The emerging reconfigurable intelligent surface (RIS) is a prospective technique to modulate the wireless channel and improve performance, in which large amounts of passive elements manipulate independently, inevitably resulting in a high-dimensional optimization problem that is intractable to solve. With the aim to strike a balance between optimality and complexity for RIS assisted multi-user systems, in this article, we formulate the achievable sum rate maximization problem under a novel RIS segmentation structure, where the distributions and sizes of each segmentation can be adaptively adjusted. Since the formulated optimization problem considering the quality of service (QoS) requirements for the users is non-convex, we suggest a computationally-efficient approach to derive an optimal solution by exploiting fractional programming, successive convex approximation (SCA), greedy algorithm, and alternating optimization.

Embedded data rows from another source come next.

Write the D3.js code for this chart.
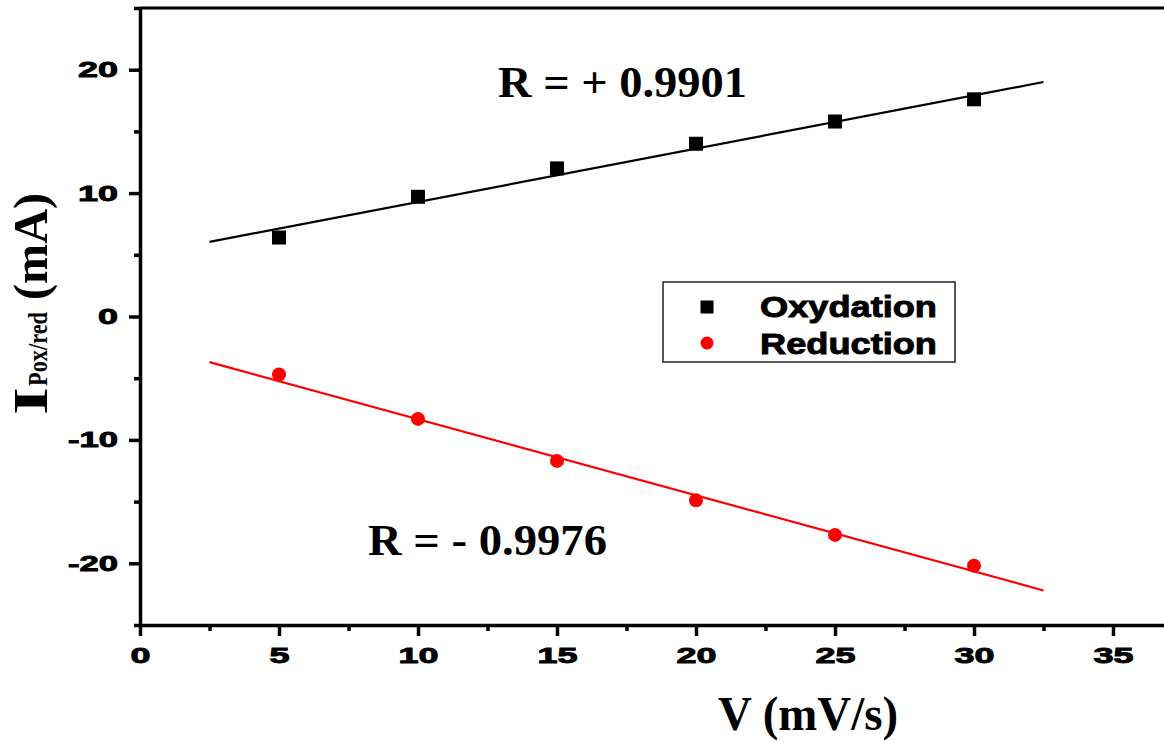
<!DOCTYPE html>
<html>
<head>
<meta charset="utf-8">
<script src="https://cdn.jsdelivr.net/npm/d3@7"></script>
<style>
  body { margin: 0; background: #fff; }
  svg { display: block; }
</style>
</head>
<body>
<div id="chart"></div>
<script>
// data
var speeds = [5, 10, 15, 20, 25, 30];
var oxydation = [6.4, 9.7, 12.0, 14.0, 15.8, 17.6];
var reduction = [-4.7, -8.3, -11.7, -14.9, -17.7, -20.2];

// fitted lines (end points)
var fitX = [2.5, 32.5];
var oxFitY = [6.05, 19.0];
var redFitY = [-3.7, -22.2];

var xTicks = [0, 5, 10, 15, 20, 25, 30, 35];
var xMinor = [2.5, 7.5, 12.5, 17.5, 22.5, 27.5, 32.5, 37.5];
var yTicks = [-20, -10, 0, 10, 20];
var yMinor = [-25, -15, -5, 5, 15, 25];

var seriesNames = ["Oxydation", "Reduction"];
var seriesColors = ["#000000", "#ff0000"];

// svg size
var svgWidth = 1164;
var svgHeight = 742;

var svg = d3.select("#chart")
    .append("svg")
    .attr("width", svgWidth)
    .attr("height", svgHeight);

// scales
var x = d3.scaleLinear()
    .domain([0, 38])
    .range([140, 140 + 38 * 27.8]);

var y = d3.scaleLinear()
    .domain([-25, 25])
    .range([625, 8]);

var tickFont = "'Liberation Sans', Arial, sans-serif";
var serif = "'Liberation Serif', 'Times New Roman', serif";

// stretch the heavy tick labels like in the picture
function stretchLabels(sel) {
    sel.selectAll("text")
        .attr("font-family", tickFont)
        .attr("font-weight", "bold")
        .attr("font-size", 22)
        .attr("fill", "#000")
        .attr("stroke", "#000")
        .attr("stroke-width", 0.9)
        .attr("lengthAdjust", "spacingAndGlyphs")
        .attr("textLength", function(d) {
            var s = String(d);
            var w = 0;
            for (var i = 0; i < s.length; i++) w += (s[i] === "-" ? 10 : 20);
            return w;
        });
}

// top frame line
svg.append("line")
    .attr("x1", x(0))
    .attr("x2", x(38))
    .attr("y1", y(25))
    .attr("y2", y(25))
    .attr("stroke", "#000")
    .attr("stroke-width", 3);

// minor ticks
svg.append("g")
    .attr("transform", `translate(0, ${y(-25)})`)
    .call(d3.axisBottom(x).tickValues(xMinor).tickSize(6).tickSizeOuter(0).tickFormat(""))
    .call(g => g.select(".domain").remove())
    .call(g => g.selectAll("line").attr("stroke-width", 3.5));

svg.append("g")
    .attr("transform", `translate(${x(0)}, 0)`)
    .call(d3.axisLeft(y).tickValues(yMinor).tickSize(6).tickSizeOuter(0).tickFormat(""))
    .call(g => g.select(".domain").remove())
    .call(g => g.selectAll("line").attr("stroke-width", 3.5));

// x axis
var xAxis = svg.append("g")
    .attr("transform", `translate(0, ${y(-25)})`)
    .call(d3.axisBottom(x).tickValues(xTicks).tickSize(11).tickPadding(11)
        .tickSizeOuter(0).tickFormat(d => String(d)));
xAxis.select(".domain").attr("stroke-width", 3.5);
xAxis.selectAll(".tick line").attr("stroke-width", 3.5);
stretchLabels(xAxis);

// y axis
var yAxis = svg.append("g")
    .attr("transform", `translate(${x(0)}, 0)`)
    .call(d3.axisLeft(y).tickValues(yTicks).tickSize(11).tickPadding(11)
        .tickSizeOuter(0).tickFormat(d => String(d)));
yAxis.select(".domain").attr("stroke-width", 3.5);
yAxis.selectAll(".tick line").attr("stroke-width", 3.5);
stretchLabels(yAxis);

// fit lines
var line = d3.line()
    .x(d => x(d[0]))
    .y(d => y(d[1]));

svg.append("path")
    .datum(fitX.map((v, i) => [v, oxFitY[i]]))
    .attr("d", line)
    .attr("fill", "none")
    .attr("stroke", seriesColors[0])
    .attr("stroke-width", 2.2);

svg.append("path")
    .datum(fitX.map((v, i) => [v, redFitY[i]]))
    .attr("d", line)
    .attr("fill", "none")
    .attr("stroke", seriesColors[1])
    .attr("stroke-width", 2.2);

// oxydation points (squares)
svg.selectAll(".ox")
    .data(speeds)
    .enter()
    .append("rect")
    .attr("class", "ox")
    .attr("x", (d, i) => x(d) - 7)
    .attr("y", (d, i) => y(oxydation[i]) - 7)
    .attr("width", 14)
    .attr("height", 14)
    .attr("fill", seriesColors[0]);

// reduction points (circles)
svg.selectAll(".red")
    .data(speeds)
    .enter()
    .append("circle")
    .attr("class", "red")
    .attr("cx", d => x(d))
    .attr("cy", (d, i) => y(reduction[i]))
    .attr("r", 7)
    .attr("fill", seriesColors[1]);

// R annotations
svg.append("text")
    .attr("x", 498)
    .attr("y", 97)
    .attr("font-family", serif)
    .attr("font-weight", "bold")
    .attr("font-size", 44)
    .attr("textLength", 249)
    .attr("lengthAdjust", "spacingAndGlyphs")
    .text("R = + 0.9901");

svg.append("text")
    .attr("x", 368)
    .attr("y", 555)
    .attr("font-family", serif)
    .attr("font-weight", "bold")
    .attr("font-size", 44)
    .attr("textLength", 239)
    .attr("lengthAdjust", "spacingAndGlyphs")
    .text("R = - 0.9976");

// legend
var legend = svg.append("g");
legend.append("rect")
    .attr("x", 663)
    .attr("y", 282)
    .attr("width", 292)
    .attr("height", 80)
    .attr("fill", "#fff")
    .attr("stroke", "#222")
    .attr("stroke-width", 1.5);

legend.append("rect")
    .attr("x", 707 - 6.5)
    .attr("y", 307 - 6.5)
    .attr("width", 13)
    .attr("height", 13)
    .attr("fill", seriesColors[0]);

legend.append("circle")
    .attr("cx", 707)
    .attr("cy", 343)
    .attr("r", 6.5)
    .attr("fill", seriesColors[1]);

legend.selectAll(".legtext")
    .data(seriesNames)
    .enter()
    .append("text")
    .attr("x", 760)
    .attr("y", (d, i) => 317 + i * 37)
    .attr("font-family", tickFont)
    .attr("font-weight", "bold")
    .attr("font-size", 29)
    .attr("stroke", "#000")
    .attr("stroke-width", 0.9)
    .attr("textLength", 177)
    .attr("lengthAdjust", "spacingAndGlyphs")
    .text(d => d);

// x axis label
svg.append("text")
    .attr("x", 718)
    .attr("y", 730)
    .attr("font-family", serif)
    .attr("font-weight", "bold")
    .attr("font-size", 48)
    .attr("textLength", 180)
    .attr("lengthAdjust", "spacingAndGlyphs")
    .text("V (mV/s)");

// y axis label, rotated
var yLabel = svg.append("g")
    .attr("transform", "translate(47, 415) rotate(-90)")
    .attr("font-family", serif)
    .attr("font-weight", "bold");

yLabel.append("text")
    .attr("x", 0)
    .attr("y", 0)
    .attr("font-size", 48)
    .attr("textLength", 28)
    .attr("lengthAdjust", "spacingAndGlyphs")
    .text("I");

yLabel.append("text")
    .attr("x", 29)
    .attr("y", 0)
    .attr("font-size", 27)
    .attr("textLength", 74)
    .attr("lengthAdjust", "spacingAndGlyphs")
    .text("Pox/red");

yLabel.append("text")
    .attr("x", 115)
    .attr("y", 0)
    .attr("font-size", 48)
    .attr("textLength", 107)
    .attr("lengthAdjust", "spacingAndGlyphs")
    .text("(mA)");
</script>
</body>
</html>
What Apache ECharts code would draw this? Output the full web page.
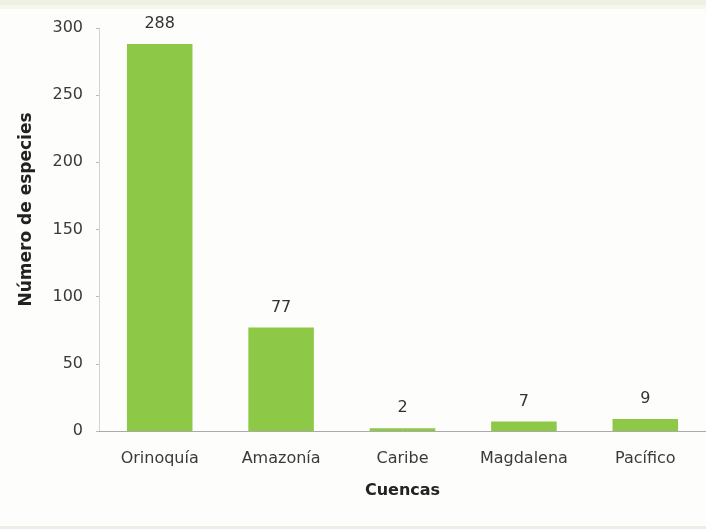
<!DOCTYPE html>
<html><head><meta charset="utf-8">
<script src="https://cdn.jsdelivr.net/npm/echarts@6/dist/echarts.min.js"></script>
<style>html,body{margin:0;padding:0;background:#fdfdfb;}#c{width:706px;height:529px;}</style>
</head><body><div id="c"></div>
<script>
const categories = ['Orinoquía', 'Amazonía', 'Caribe', 'Magdalena', 'Pacífico'];
const values = [288, 77, 2, 7, 9];
const yTicks = [0, 50, 100, 150, 200, 250, 300];

const FONT = 'DejaVu Sans';
const chart = echarts.init(document.getElementById('c'));
chart.setOption({
  backgroundColor: '#fdfdfb',
  animation: false,
  graphic: [
    {type: 'rect', shape: {x: 0, y: 0, width: 706, height: 5}, style: {fill: '#eef0e2'}, silent: true},
    {type: 'rect', shape: {x: 0, y: 5, width: 706, height: 4}, style: {fill: '#f6f7ef'}, silent: true},
    {type: 'rect', shape: {x: 0, y: 526, width: 706, height: 3}, style: {fill: '#eceee6'}, silent: true}
  ],
  grid: {left: 99, top: 28, width: 612, height: 403, containLabel: false},
  xAxis: {
    type: 'category',
    data: categories,
    name: 'Cuencas',
    nameLocation: 'middle',
    nameGap: 52,
    nameTextStyle: {fontFamily: FONT, fontWeight: 'bold', fontSize: 16, color: '#222'},
    axisLine: {lineStyle: {color: '#aaaaaa', width: 1}},
    axisTick: {show: false},
    axisLabel: {fontFamily: FONT, fontSize: 16, color: '#3a3a3a', margin: 20}
  },
  yAxis: {
    type: 'value',
    min: yTicks[0],
    max: yTicks[yTicks.length - 1],
    interval: 50,
    name: 'Número de especies',
    nameLocation: 'middle',
    nameGap: 64,
    nameTextStyle: {fontFamily: FONT, fontWeight: 'bold', fontSize: 17, color: '#222', padding: [0, 0, 0, 40]},
    axisLine: {show: true, lineStyle: {color: '#d4d4d4', width: 1}},
    axisTick: {show: true, length: 3, lineStyle: {color: '#bbbbbb'}},
    splitLine: {show: false},
    axisLabel: {fontFamily: FONT, fontSize: 16, color: '#3a3a3a', margin: 16}
  },
  series: [{
    type: 'bar',
    data: values,
    barWidth: '54%',
    itemStyle: {color: '#8dc947'},
    label: {show: true, position: 'top', distance: 12, fontFamily: FONT, fontSize: 16, color: '#333'}
  }]
});
</script></body></html>
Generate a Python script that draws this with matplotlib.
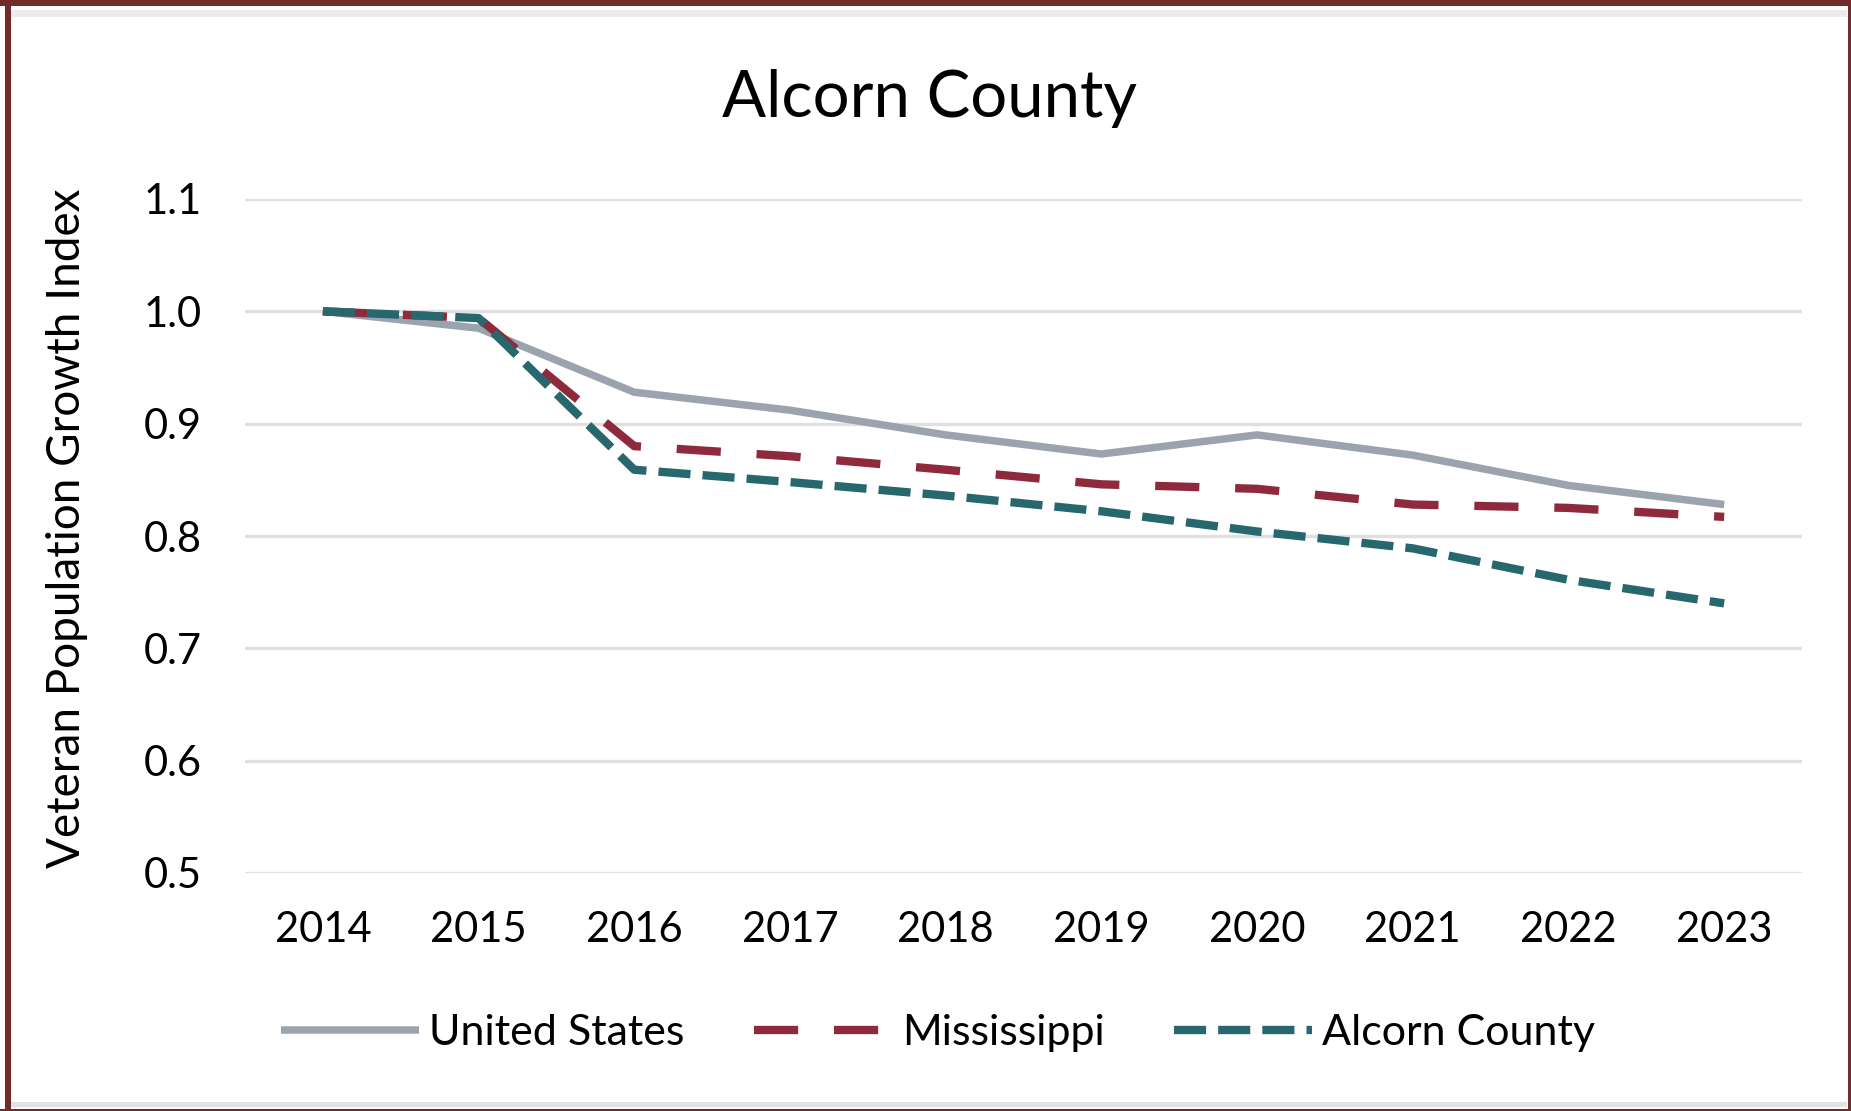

Finally, numerical simulations reveal that the proposed optimization design enables RIS to configure by grouping elements into some sub-surfaces without significant performance degradation while with much lower computational complexity than conventional element-wise optimization RIS. Moreover, our proposed adjustable segmentation outperforms the fixed one employing the determined positions and equal number of reflecting elements in each sub-surface. Additionally, the results demonstrate that the optimization of segmentation is much more significant than the phase shift optimization, showing the superiority and practical significance of the sub-surface segmentation strategy.